The Worshipful Company of Distillers is one of the Livery Companies of the City of London. The Distillers' Company was incorporated under a royal charter in 1638 as proposed by Thomas Cademan and Theodore de Mayerne, physicians to Queen Henrietta Maria. It was empowered to regulate and supervise the production of spirits and liquors. Nowadays, the Company no longer exercises such powers but focuses on charitable distributions, including educational scholarships and bursaries.

== History ==
The Royal Charter of 1638 provided the Company exclusive rights to distill grain within a 21-mile radius of the City of London and the City of Westminster. The Company published The Distiller of London, which set new standards to distill alcohol. The Company supervised the large-scale production of malt distillers, who distributed the low wine to artisan distillers specialized in flavoring the spirit.

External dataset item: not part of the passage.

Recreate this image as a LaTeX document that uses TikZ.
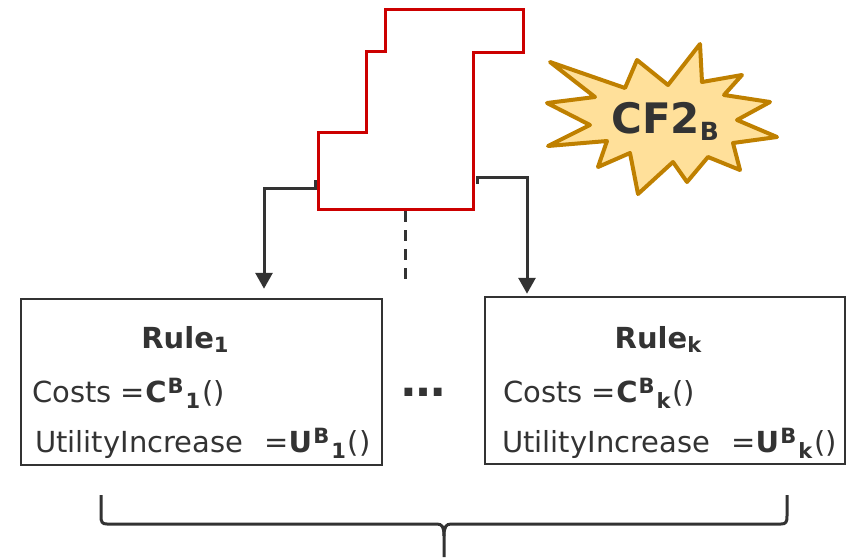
\documentclass[tikz,border=0pt]{standalone}
\usepackage{fontspec}
\setmainfont{DejaVu Sans}
\usetikzlibrary{arrows.meta}

\definecolor{ink}{HTML}{333333}
\definecolor{shapered}{HTML}{CC0000}
\definecolor{burstfill}{HTML}{FFE09A}
\definecolor{burstedge}{HTML}{BF8000}

% bold superscript followed by a bold subscript, as in C^B_1
\newcommand{\supthensub}[2]{%
  \kern1pt\raisebox{9pt}{\fontsize{21}{21}\selectfont\bfseries #1}%
  \kern2pt\raisebox{-6pt}{\fontsize{21}{21}\selectfont\bfseries #2}\kern2pt}
\newcommand{\lowsub}[1]{\raisebox{-4pt}{\fontsize{21}{21}\selectfont\bfseries #1}}

\tikzset{
  rulebox/.style={draw=ink, line width=2.5pt, rectangle, inner sep=0pt},
  textline/.style={text=ink, inner sep=0pt, font=\fontsize{29}{29}\selectfont},
  conn/.style={draw=ink, line width=3pt, line join=miter,
    -{Triangle[length=16pt, width=17pt]}},
  redshape/.style={draw=shapered, line width=3pt, line join=miter},
  burst/.style={draw=burstedge, fill=burstfill, line width=4pt, line join=round},
  bracestyle/.style={draw=ink, line width=3pt},
}

\begin{document}
\begin{tikzpicture}[x=1pt, y=-1pt]
  \useasboundingbox (0,0) rectangle (846,557);

  % stepped outline on top
  \draw[redshape] (385,9) -- (523,9) -- (523,52) -- (473,52) -- (473,209)
    -- (318,209) -- (318,132) -- (366,132) -- (366,51) -- (385,51) -- cycle;

  % attachment points on the outline
  \coordinate (tapL) at (315,180);
  \coordinate (bendL) at (264,188);
  \coordinate (tapR) at (477,184);
  \coordinate (bendR) at (527,177);
  \coordinate (dashtop) at (405,211);
  \coordinate (dashbot) at (405,287);

  % burst label
  \draw[burst] (700,44) -- (702,82) -- (742,75) -- (724,95) -- (770,102)
    -- (737,120) -- (777,137) -- (733,143) -- (740,170) -- (708,157)
    -- (687,182) -- (673,162) -- (638,194) -- (630,153) -- (598,167)
    -- (607,141) -- (548,146) -- (590,125) -- (547,103) -- (595,97)
    -- (550,62) -- (625,88) -- (637,60) -- (668,85) -- cycle;
  \node[text=ink, inner sep=0pt, anchor=base west] (cf) at (611,133)
    {\fontsize{42}{42}\selectfont\bfseries CF2\raisebox{-7pt}{\fontsize{25}{25}\selectfont B}};

  % rule boxes
  \node[rulebox, minimum width=361pt, minimum height=166pt] (r1) at (201.5,382) {};
  \node[rulebox, minimum width=360pt, minimum height=167pt] (rk) at (665,380.5) {};

  \node[textline, anchor=base] (r1title) at (185,348) {\textbf{Rule}\lowsub{1}};
  \node[textline, anchor=base west] (r1cost) at (32,402)
    {Costs =\textbf{C}\supthensub{B}{1}()};
  \node[textline, anchor=base west] (r1util) at (35,452)
    {UtilityIncrease \hspace{12pt}=\textbf{U}\supthensub{B}{1}()};

  \node[textline, anchor=base] (rktitle) at (658,348) {\textbf{Rule}\lowsub{k}};
  \node[textline, anchor=base west] (rkcost) at (503,402)
    {Costs =\textbf{C}\supthensub{B}{k}()};
  \node[textline, anchor=base west] (rkutil) at (502,452)
    {UtilityIncrease \hspace{12pt}=\textbf{U}\supthensub{B}{k}()};

  \node[text=ink, inner sep=0pt, anchor=base] (dots) at (423,396)
    {\fontsize{44}{44}\selectfont\bfseries …};

  % connectors
  \draw[conn, shorten >=9pt] (tapL) -- (tapL |- bendL) -- (bendL) -- (bendL |- r1.north);
  \draw[conn, shorten >=2pt] (tapR) -- (tapR |- bendR) -- (bendR) -- (bendR |- rk.north);
  \draw[draw=ink, line width=3pt, dash pattern=on 11pt off 8pt] (dashtop) -- (dashbot);

  % brace under both boxes
  \draw[bracestyle] (101,495) -- (101,516) .. controls (101,522) and (102,524) .. (107,524)
    -- (437,524) .. controls (442,524) and (444,527) .. (444,536) -- (444,557);
  \draw[bracestyle] (444,536) .. controls (444,527) and (446,524) .. (451,524)
    -- (781,524) .. controls (786,524) and (787,522) .. (787,516) -- (787,495);
\end{tikzpicture}
\end{document}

When Queen Anne (known for mixing tea with brandy) came to power, she abolished the Company's exclusive rights on distilling grain, creating a sudden blooming industry of small-scale, unregulated distilleries.

The Distillers' Charity, the philanthropic arm of the Company, was established in 1955. It launched the Distillers One of One auctions in 2021.

== Description ==
The Distillers' Company ranks sixty-ninth in the order of precedence of City Livery Companies and its membership, comprising executives from the drinks industry and those whose families were involved in the distilling business, enjoys an active social life.

Its heraldic motto is 'Drop as Rain, Distil as Dew'.